● Exercise prompt: Transcribe each entry below exactly. Pictures do not go in the copy.
>> Start Exercise materials
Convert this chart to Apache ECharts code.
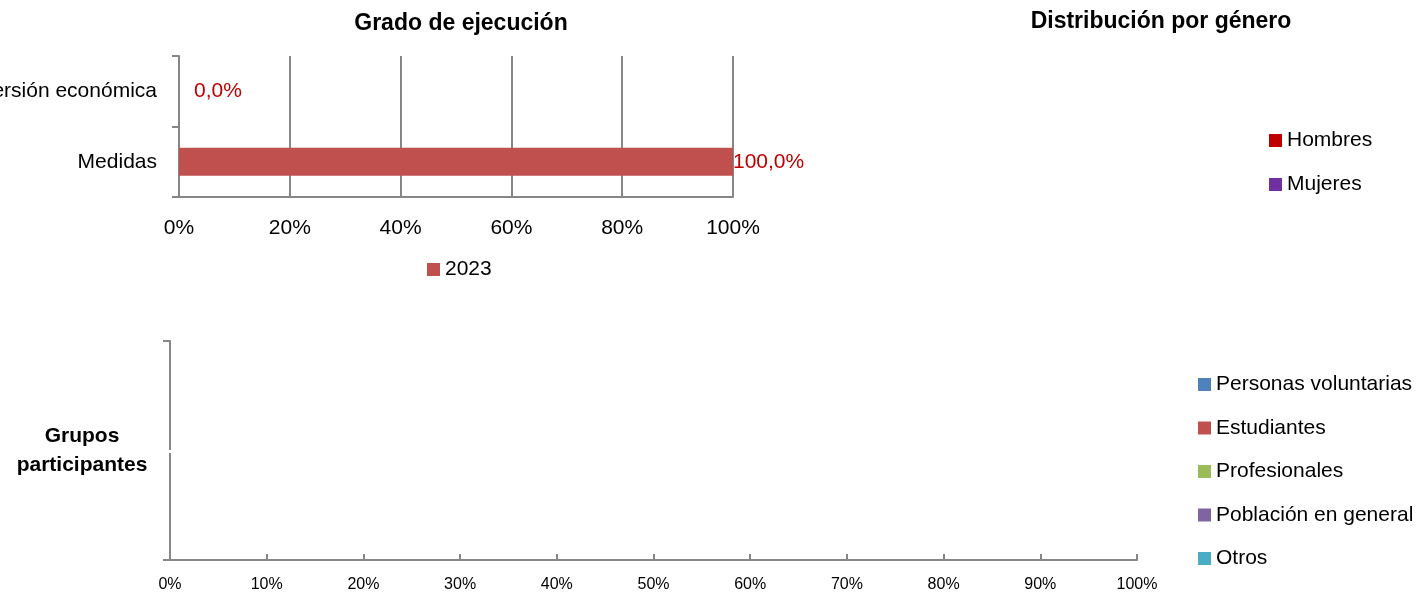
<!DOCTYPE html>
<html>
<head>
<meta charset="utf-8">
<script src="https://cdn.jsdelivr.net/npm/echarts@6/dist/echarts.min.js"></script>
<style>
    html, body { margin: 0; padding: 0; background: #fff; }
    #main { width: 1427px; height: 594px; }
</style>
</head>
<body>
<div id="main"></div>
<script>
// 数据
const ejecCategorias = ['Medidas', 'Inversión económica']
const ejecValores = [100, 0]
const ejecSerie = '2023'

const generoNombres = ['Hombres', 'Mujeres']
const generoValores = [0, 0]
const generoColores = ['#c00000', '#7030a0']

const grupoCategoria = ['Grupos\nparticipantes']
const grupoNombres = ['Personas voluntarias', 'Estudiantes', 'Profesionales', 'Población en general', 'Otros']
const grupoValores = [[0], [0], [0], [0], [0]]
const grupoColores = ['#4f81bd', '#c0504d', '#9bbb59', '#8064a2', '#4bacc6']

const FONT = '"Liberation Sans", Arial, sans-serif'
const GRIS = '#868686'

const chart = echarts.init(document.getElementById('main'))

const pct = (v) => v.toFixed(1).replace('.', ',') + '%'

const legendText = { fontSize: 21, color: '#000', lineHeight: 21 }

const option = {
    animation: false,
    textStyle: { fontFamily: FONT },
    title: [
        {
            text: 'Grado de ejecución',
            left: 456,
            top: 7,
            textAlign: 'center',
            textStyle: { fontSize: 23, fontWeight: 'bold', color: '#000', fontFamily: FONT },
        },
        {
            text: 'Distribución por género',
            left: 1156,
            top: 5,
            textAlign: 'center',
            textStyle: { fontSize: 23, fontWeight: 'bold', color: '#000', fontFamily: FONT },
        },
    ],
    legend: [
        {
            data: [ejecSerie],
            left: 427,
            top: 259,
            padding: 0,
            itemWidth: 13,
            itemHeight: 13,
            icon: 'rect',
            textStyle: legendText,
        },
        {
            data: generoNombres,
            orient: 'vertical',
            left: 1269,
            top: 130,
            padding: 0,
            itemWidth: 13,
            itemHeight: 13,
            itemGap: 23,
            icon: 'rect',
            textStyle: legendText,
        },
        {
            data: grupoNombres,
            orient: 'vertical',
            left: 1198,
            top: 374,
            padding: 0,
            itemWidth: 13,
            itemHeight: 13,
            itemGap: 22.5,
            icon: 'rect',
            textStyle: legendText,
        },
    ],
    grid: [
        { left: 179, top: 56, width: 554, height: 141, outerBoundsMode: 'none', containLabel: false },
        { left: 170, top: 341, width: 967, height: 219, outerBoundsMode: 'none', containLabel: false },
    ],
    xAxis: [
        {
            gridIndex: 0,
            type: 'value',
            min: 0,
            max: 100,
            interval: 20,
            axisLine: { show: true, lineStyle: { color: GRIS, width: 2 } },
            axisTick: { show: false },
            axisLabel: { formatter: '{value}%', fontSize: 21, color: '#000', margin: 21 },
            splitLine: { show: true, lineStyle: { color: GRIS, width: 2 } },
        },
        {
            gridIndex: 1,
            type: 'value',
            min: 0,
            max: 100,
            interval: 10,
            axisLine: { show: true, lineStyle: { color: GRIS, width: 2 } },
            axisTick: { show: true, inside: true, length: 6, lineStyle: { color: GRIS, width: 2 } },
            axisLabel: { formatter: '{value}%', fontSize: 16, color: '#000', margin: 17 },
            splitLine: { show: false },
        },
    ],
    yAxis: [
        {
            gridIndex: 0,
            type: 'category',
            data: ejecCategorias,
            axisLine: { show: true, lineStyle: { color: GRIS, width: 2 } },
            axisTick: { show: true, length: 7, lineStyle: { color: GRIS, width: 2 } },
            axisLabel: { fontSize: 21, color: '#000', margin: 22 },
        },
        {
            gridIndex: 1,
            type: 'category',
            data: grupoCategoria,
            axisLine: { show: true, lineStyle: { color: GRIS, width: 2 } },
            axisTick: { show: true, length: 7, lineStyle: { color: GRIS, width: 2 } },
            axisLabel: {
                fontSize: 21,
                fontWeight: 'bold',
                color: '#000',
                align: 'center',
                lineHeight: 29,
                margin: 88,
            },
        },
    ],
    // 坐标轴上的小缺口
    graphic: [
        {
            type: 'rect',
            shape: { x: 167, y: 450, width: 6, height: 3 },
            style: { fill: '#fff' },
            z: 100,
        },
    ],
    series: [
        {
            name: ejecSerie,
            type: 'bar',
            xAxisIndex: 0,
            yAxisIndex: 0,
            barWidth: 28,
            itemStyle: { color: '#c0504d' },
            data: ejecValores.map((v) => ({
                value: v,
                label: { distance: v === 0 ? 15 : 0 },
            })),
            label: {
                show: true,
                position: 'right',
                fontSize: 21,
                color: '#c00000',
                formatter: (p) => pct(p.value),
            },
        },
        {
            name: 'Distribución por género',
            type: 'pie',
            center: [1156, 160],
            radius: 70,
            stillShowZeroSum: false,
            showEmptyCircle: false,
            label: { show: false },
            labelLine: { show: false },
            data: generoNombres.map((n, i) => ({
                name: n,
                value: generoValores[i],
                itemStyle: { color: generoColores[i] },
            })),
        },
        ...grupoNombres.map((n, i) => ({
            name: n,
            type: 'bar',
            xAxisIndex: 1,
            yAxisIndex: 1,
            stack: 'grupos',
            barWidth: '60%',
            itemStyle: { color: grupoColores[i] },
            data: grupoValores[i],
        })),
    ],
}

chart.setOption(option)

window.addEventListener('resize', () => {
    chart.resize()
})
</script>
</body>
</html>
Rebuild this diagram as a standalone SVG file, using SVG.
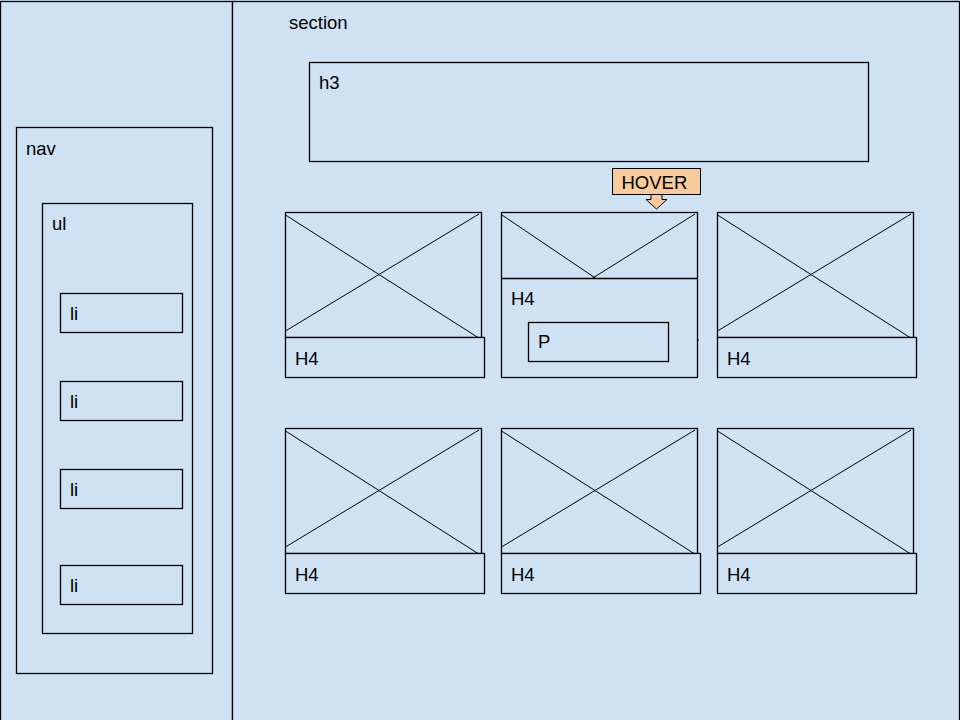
>> End Exercise materials
● The completed task:
Convert this chart to Apache ECharts code.
<!DOCTYPE html>
<html>
<head>
<meta charset="utf-8">
<script src="https://cdn.jsdelivr.net/npm/echarts@6/dist/echarts.min.js"></script>
<style>
    html, body { margin: 0; padding: 0; background: #fff; }
    #main { width: 1427px; height: 594px; }
</style>
</head>
<body>
<div id="main"></div>
<script>
// 数据
const ejecCategorias = ['Medidas', 'Inversión económica']
const ejecValores = [100, 0]
const ejecSerie = '2023'

const generoNombres = ['Hombres', 'Mujeres']
const generoValores = [0, 0]
const generoColores = ['#c00000', '#7030a0']

const grupoCategoria = ['Grupos\nparticipantes']
const grupoNombres = ['Personas voluntarias', 'Estudiantes', 'Profesionales', 'Población en general', 'Otros']
const grupoValores = [[0], [0], [0], [0], [0]]
const grupoColores = ['#4f81bd', '#c0504d', '#9bbb59', '#8064a2', '#4bacc6']

const FONT = '"Liberation Sans", Arial, sans-serif'
const GRIS = '#868686'

const chart = echarts.init(document.getElementById('main'))

const pct = (v) => v.toFixed(1).replace('.', ',') + '%'

const legendText = { fontSize: 21, color: '#000', lineHeight: 21 }

const option = {
    animation: false,
    textStyle: { fontFamily: FONT },
    title: [
        {
            text: 'Grado de ejecución',
            left: 456,
            top: 7,
            textAlign: 'center',
            textStyle: { fontSize: 23, fontWeight: 'bold', color: '#000', fontFamily: FONT },
        },
        {
            text: 'Distribución por género',
            left: 1156,
            top: 5,
            textAlign: 'center',
            textStyle: { fontSize: 23, fontWeight: 'bold', color: '#000', fontFamily: FONT },
        },
    ],
    legend: [
        {
            data: [ejecSerie],
            left: 427,
            top: 259,
            padding: 0,
            itemWidth: 13,
            itemHeight: 13,
            icon: 'rect',
            textStyle: legendText,
        },
        {
            data: generoNombres,
            orient: 'vertical',
            left: 1269,
            top: 130,
            padding: 0,
            itemWidth: 13,
            itemHeight: 13,
            itemGap: 23,
            icon: 'rect',
            textStyle: legendText,
        },
        {
            data: grupoNombres,
            orient: 'vertical',
            left: 1198,
            top: 374,
            padding: 0,
            itemWidth: 13,
            itemHeight: 13,
            itemGap: 22.5,
            icon: 'rect',
            textStyle: legendText,
        },
    ],
    grid: [
        { left: 179, top: 56, width: 554, height: 141, outerBoundsMode: 'none', containLabel: false },
        { left: 170, top: 341, width: 967, height: 219, outerBoundsMode: 'none', containLabel: false },
    ],
    xAxis: [
        {
            gridIndex: 0,
            type: 'value',
            min: 0,
            max: 100,
            interval: 20,
            axisLine: { show: true, lineStyle: { color: GRIS, width: 2 } },
            axisTick: { show: false },
            axisLabel: { formatter: '{value}%', fontSize: 21, color: '#000', margin: 21 },
            splitLine: { show: true, lineStyle: { color: GRIS, width: 2 } },
        },
        {
            gridIndex: 1,
            type: 'value',
            min: 0,
            max: 100,
            interval: 10,
            axisLine: { show: true, lineStyle: { color: GRIS, width: 2 } },
            axisTick: { show: true, inside: true, length: 6, lineStyle: { color: GRIS, width: 2 } },
            axisLabel: { formatter: '{value}%', fontSize: 16, color: '#000', margin: 17 },
            splitLine: { show: false },
        },
    ],
    yAxis: [
        {
            gridIndex: 0,
            type: 'category',
            data: ejecCategorias,
            axisLine: { show: true, lineStyle: { color: GRIS, width: 2 } },
            axisTick: { show: true, length: 7, lineStyle: { color: GRIS, width: 2 } },
            axisLabel: { fontSize: 21, color: '#000', margin: 22 },
        },
        {
            gridIndex: 1,
            type: 'category',
            data: grupoCategoria,
            axisLine: { show: true, lineStyle: { color: GRIS, width: 2 } },
            axisTick: { show: true, length: 7, lineStyle: { color: GRIS, width: 2 } },
            axisLabel: {
                fontSize: 21,
                fontWeight: 'bold',
                color: '#000',
                align: 'center',
                lineHeight: 29,
                margin: 88,
            },
        },
    ],
    // 坐标轴上的小缺口
    graphic: [
        {
            type: 'rect',
            shape: { x: 167, y: 450, width: 6, height: 3 },
            style: { fill: '#fff' },
            z: 100,
        },
    ],
    series: [
        {
            name: ejecSerie,
            type: 'bar',
            xAxisIndex: 0,
            yAxisIndex: 0,
            barWidth: 28,
            itemStyle: { color: '#c0504d' },
            data: ejecValores.map((v) => ({
                value: v,
                label: { distance: v === 0 ? 15 : 0 },
            })),
            label: {
                show: true,
                position: 'right',
                fontSize: 21,
                color: '#c00000',
                formatter: (p) => pct(p.value),
            },
        },
        {
            name: 'Distribución por género',
            type: 'pie',
            center: [1156, 160],
            radius: 70,
            stillShowZeroSum: false,
            showEmptyCircle: false,
            label: { show: false },
            labelLine: { show: false },
            data: generoNombres.map((n, i) => ({
                name: n,
                value: generoValores[i],
                itemStyle: { color: generoColores[i] },
            })),
        },
        ...grupoNombres.map((n, i) => ({
            name: n,
            type: 'bar',
            xAxisIndex: 1,
            yAxisIndex: 1,
            stack: 'grupos',
            barWidth: '60%',
            itemStyle: { color: grupoColores[i] },
            data: grupoValores[i],
        })),
    ],
}

chart.setOption(option)

window.addEventListener('resize', () => {
    chart.resize()
})
</script>
</body>
</html>
Rebuild this diagram as a standalone SVG file, using SVG.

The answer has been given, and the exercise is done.